## Records supplied

+-------+

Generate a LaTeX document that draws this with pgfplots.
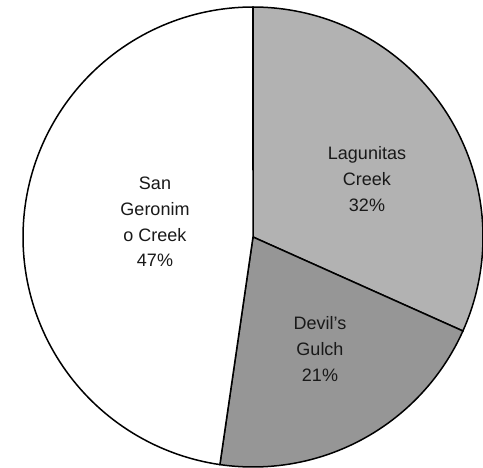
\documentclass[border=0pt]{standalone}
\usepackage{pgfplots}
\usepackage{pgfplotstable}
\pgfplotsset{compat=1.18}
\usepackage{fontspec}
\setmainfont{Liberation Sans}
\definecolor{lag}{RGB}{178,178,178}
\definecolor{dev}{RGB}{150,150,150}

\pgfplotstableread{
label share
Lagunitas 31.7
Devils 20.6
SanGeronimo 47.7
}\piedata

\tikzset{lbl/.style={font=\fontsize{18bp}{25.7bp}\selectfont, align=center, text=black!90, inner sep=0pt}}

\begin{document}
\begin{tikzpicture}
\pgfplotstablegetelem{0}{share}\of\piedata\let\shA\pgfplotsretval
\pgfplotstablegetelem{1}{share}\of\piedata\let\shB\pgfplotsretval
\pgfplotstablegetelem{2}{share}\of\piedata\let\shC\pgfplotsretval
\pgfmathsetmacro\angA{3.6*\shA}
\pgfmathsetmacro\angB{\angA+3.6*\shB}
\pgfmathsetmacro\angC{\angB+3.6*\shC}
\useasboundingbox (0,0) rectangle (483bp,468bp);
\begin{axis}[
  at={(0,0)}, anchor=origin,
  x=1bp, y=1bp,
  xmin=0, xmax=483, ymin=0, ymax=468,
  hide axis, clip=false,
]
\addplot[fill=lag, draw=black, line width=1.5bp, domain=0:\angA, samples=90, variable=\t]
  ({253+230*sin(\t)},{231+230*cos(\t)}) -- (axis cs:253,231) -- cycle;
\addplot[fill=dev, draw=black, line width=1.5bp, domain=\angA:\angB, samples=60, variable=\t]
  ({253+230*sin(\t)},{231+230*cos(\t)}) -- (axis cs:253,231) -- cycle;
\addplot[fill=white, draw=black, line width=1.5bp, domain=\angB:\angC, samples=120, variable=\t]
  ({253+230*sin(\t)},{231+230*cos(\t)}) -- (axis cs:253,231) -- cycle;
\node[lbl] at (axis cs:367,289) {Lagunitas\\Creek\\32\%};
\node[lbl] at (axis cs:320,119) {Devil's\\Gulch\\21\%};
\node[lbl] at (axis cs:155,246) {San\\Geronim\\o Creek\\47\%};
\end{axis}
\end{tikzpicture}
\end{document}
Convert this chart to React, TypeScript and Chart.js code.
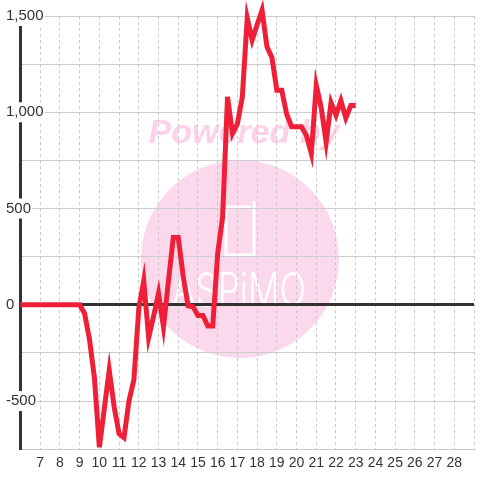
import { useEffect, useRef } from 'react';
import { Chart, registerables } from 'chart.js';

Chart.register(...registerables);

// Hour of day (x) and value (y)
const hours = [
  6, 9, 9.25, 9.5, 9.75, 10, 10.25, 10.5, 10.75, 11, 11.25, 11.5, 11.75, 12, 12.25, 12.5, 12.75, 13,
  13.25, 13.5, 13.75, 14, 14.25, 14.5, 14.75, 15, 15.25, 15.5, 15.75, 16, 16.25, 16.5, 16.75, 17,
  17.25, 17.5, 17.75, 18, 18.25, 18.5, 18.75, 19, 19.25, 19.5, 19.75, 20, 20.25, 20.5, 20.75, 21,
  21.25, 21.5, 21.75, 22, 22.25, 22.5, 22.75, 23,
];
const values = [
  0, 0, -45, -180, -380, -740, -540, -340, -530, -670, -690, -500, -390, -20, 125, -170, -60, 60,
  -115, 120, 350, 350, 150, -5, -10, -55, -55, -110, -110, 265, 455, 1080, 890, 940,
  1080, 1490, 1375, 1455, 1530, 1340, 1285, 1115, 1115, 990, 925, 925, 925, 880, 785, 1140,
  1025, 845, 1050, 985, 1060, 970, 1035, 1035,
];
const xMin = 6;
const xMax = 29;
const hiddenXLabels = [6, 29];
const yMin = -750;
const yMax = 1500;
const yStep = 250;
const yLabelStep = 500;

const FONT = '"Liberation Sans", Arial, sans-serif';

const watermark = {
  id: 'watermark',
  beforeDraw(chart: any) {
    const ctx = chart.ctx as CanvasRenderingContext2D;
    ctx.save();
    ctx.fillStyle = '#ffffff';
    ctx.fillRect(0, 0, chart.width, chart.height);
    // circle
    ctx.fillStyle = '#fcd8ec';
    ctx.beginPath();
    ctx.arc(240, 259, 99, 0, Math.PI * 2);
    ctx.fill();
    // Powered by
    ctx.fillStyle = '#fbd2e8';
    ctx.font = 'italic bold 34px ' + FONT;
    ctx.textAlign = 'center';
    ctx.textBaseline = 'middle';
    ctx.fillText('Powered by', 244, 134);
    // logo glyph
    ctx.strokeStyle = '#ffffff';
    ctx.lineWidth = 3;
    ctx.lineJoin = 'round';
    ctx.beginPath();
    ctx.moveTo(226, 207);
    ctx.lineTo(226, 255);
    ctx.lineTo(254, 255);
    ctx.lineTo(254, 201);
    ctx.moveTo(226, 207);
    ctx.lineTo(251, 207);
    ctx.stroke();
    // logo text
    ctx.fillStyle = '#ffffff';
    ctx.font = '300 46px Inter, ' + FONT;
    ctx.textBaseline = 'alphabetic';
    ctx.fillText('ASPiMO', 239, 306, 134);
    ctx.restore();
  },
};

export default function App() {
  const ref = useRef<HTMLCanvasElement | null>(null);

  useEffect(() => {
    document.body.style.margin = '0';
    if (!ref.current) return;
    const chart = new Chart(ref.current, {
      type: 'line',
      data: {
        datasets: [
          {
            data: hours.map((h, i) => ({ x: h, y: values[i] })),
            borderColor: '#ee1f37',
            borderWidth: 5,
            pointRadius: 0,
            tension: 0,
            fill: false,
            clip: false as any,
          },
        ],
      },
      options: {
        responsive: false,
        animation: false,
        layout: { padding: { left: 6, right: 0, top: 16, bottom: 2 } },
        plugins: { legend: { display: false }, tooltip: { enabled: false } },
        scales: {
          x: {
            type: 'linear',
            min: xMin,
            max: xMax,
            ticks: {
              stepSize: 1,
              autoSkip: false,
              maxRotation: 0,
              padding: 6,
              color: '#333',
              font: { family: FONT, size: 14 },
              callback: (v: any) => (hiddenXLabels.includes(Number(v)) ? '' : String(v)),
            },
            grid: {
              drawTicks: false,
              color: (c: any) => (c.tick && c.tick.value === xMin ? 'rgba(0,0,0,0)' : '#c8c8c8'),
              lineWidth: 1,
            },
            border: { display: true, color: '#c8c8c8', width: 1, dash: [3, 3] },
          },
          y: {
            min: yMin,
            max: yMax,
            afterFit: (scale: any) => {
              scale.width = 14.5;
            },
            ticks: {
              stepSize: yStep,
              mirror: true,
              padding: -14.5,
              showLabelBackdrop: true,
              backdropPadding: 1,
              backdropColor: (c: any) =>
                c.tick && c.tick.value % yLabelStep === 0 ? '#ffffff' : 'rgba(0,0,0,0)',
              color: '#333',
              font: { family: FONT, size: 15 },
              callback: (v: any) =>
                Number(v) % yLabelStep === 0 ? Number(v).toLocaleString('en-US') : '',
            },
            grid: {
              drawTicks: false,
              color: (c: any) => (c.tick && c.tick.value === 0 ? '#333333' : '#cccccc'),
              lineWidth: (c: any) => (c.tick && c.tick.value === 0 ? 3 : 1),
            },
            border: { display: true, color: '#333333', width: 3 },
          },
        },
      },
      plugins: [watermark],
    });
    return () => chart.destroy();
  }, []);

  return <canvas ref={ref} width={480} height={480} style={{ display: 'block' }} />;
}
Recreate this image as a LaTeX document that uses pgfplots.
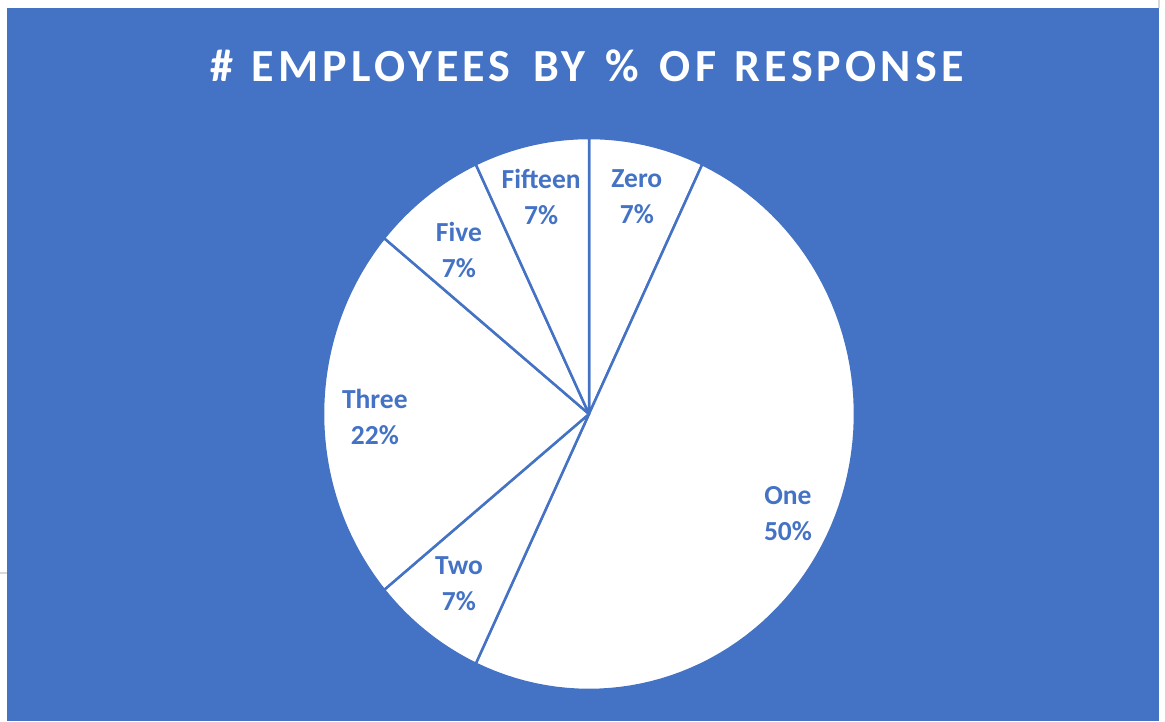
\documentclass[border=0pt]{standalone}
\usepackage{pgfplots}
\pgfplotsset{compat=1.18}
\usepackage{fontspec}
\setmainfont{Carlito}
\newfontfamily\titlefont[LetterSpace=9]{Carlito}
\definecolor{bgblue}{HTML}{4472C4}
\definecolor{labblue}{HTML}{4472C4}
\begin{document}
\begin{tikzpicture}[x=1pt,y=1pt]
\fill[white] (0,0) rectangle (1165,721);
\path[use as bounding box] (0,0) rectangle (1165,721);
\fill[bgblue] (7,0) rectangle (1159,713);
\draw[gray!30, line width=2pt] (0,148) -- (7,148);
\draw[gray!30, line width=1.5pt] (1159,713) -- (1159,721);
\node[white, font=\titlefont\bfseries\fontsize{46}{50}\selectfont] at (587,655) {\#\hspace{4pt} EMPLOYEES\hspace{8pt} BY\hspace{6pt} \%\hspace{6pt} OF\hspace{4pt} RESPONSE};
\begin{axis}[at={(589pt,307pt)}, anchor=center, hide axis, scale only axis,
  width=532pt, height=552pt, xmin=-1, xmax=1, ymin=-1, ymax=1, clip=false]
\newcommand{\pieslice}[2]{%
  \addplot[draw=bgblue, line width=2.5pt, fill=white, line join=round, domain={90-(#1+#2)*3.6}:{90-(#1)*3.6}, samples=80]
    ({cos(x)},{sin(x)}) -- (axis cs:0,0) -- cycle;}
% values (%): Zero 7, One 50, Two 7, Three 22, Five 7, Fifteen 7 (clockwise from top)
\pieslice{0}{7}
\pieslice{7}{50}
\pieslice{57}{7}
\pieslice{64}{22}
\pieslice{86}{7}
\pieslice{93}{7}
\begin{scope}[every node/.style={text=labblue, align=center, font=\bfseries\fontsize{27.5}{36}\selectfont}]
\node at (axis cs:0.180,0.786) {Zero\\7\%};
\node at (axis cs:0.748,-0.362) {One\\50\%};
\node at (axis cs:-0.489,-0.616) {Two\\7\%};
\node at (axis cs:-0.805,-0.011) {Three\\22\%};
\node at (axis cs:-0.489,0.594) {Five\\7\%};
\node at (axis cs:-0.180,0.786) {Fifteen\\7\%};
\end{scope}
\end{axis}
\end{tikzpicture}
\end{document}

+-------+

Restate each line from the start of the listing through the line bearing "align=center, text=black!90, inner" word for word. Drop the pictures.

## Task output
Generate a LaTeX document that draws this with pgfplots.
\documentclass[border=0pt]{standalone}
\usepackage{pgfplots}
\usepackage{pgfplotstable}
\pgfplotsset{compat=1.18}
\usepackage{fontspec}
\setmainfont{Liberation Sans}
\definecolor{lag}{RGB}{178,178,178}
\definecolor{dev}{RGB}{150,150,150}

\pgfplotstableread{
label share
Lagunitas 31.7
Devils 20.6
SanGeronimo 47.7
}\piedata

\tikzset{lbl/.style={font=\fontsize{18bp}{25.7bp}\selectfont, align=center, text=black!90, inner sep=0pt}}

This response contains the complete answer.